§ Material provided
○ ○ ○ ○

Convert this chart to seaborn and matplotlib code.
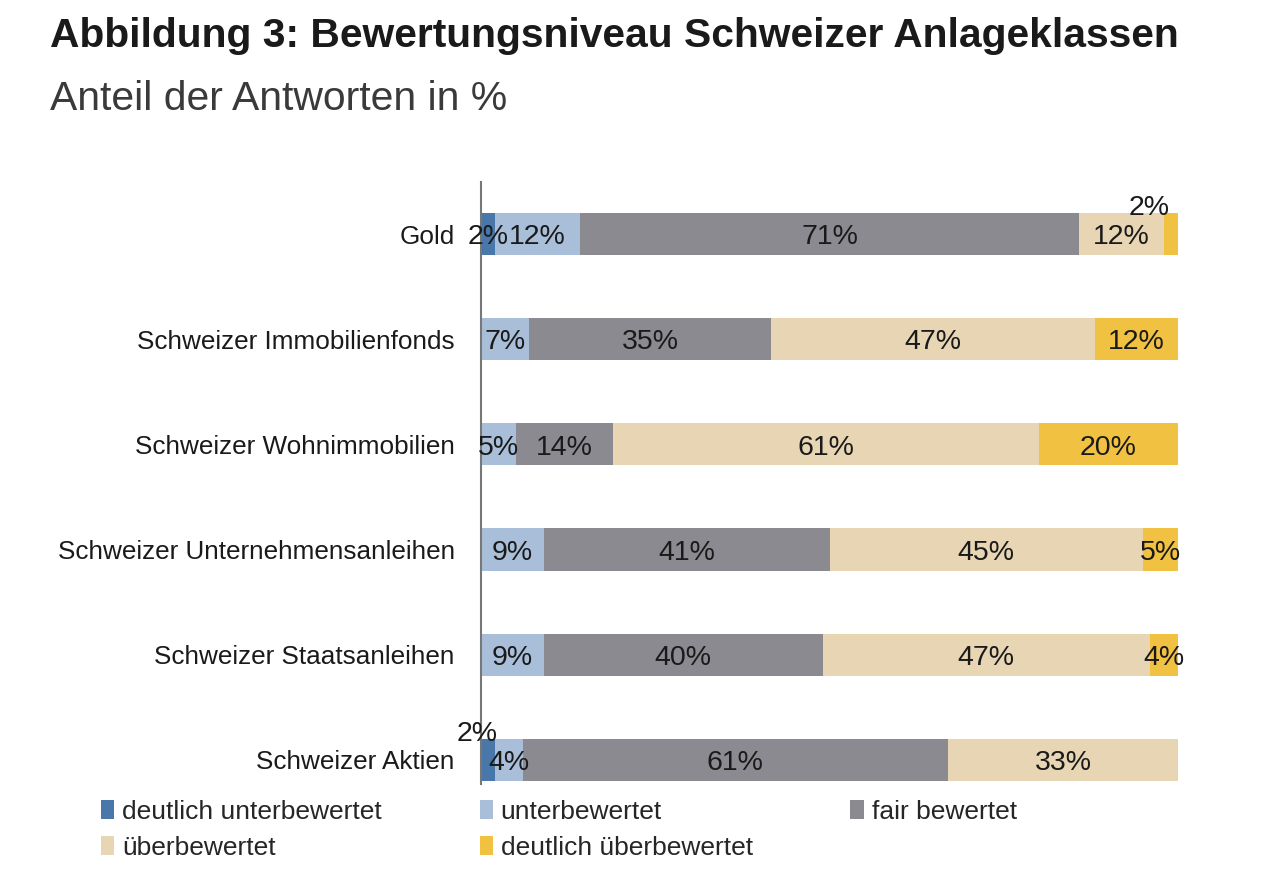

○ ○ ○ ○

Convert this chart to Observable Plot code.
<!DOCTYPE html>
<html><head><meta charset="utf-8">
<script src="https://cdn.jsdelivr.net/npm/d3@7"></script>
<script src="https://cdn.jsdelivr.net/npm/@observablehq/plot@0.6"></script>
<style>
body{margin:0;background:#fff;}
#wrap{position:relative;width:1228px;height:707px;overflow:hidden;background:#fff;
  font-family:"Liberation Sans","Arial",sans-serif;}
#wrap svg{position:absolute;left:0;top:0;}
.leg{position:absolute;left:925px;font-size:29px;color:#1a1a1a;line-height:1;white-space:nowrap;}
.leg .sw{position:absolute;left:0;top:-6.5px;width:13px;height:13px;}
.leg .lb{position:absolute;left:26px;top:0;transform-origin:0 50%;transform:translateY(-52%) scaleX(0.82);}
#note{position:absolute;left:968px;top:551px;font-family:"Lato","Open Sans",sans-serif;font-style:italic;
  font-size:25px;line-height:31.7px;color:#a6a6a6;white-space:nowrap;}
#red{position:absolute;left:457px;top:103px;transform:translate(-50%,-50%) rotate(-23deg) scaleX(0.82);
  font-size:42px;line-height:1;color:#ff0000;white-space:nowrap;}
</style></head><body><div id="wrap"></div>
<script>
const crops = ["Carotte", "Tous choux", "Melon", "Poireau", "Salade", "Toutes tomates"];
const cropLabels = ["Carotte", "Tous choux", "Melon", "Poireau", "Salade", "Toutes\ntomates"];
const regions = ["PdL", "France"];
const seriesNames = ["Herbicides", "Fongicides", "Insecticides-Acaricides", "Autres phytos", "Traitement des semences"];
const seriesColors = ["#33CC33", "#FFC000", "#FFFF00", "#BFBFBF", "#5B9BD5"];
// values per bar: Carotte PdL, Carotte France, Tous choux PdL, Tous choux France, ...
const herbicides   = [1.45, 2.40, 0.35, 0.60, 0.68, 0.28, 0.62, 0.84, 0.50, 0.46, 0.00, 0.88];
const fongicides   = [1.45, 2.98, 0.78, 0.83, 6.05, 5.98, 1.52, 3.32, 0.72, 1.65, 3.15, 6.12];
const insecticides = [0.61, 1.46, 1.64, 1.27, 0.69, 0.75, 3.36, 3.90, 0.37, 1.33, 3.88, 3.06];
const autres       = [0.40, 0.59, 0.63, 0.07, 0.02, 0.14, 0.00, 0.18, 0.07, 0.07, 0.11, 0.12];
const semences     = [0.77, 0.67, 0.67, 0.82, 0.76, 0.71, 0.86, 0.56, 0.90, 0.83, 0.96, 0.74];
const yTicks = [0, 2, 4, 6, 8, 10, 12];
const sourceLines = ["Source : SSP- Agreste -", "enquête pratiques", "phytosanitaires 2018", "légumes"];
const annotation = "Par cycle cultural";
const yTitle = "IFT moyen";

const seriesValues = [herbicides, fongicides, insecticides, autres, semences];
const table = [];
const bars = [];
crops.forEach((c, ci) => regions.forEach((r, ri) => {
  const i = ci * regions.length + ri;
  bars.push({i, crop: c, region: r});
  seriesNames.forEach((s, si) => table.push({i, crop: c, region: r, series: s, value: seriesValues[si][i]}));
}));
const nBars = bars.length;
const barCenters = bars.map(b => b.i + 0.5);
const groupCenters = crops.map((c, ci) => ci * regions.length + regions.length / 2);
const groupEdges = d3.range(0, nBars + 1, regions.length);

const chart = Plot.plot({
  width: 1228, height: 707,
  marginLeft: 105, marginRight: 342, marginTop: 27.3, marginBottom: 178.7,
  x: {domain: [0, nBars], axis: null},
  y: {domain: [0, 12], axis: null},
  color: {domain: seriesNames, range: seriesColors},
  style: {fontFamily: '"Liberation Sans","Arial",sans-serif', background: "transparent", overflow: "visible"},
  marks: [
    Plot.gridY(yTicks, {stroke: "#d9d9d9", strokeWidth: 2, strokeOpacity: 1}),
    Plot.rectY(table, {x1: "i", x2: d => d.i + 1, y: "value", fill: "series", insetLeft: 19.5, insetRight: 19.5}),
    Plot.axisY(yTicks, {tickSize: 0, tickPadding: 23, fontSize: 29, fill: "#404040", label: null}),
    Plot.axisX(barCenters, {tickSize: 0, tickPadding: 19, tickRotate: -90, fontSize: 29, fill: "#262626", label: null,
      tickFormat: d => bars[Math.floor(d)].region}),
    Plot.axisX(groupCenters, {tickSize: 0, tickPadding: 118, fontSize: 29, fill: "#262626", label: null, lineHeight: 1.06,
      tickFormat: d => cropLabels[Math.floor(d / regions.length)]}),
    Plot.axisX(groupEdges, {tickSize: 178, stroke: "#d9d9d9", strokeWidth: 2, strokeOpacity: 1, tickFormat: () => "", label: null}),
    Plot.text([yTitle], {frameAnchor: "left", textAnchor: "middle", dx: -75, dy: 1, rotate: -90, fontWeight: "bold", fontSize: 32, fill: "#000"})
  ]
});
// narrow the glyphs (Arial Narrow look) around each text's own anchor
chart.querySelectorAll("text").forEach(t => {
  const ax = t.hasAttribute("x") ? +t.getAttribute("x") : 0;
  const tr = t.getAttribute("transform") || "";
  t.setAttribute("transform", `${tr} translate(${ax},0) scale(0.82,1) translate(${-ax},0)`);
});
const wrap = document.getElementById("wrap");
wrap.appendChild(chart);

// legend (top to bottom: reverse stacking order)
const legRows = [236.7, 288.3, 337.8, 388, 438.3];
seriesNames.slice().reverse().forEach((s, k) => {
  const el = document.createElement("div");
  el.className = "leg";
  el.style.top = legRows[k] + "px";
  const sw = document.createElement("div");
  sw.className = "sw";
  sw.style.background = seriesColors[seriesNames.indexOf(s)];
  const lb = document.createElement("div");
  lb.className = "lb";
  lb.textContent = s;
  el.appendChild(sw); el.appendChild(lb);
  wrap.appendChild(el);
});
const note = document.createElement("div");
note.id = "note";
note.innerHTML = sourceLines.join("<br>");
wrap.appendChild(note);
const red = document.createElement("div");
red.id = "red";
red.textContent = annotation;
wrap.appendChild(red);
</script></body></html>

○ ○ ○ ○

§ Problem to work on
Show every line from the listing above in which the string "this" appears.

§ Completed exercise
Convert this chart to seaborn and matplotlib code.
Convert this chart to Observable Plot code.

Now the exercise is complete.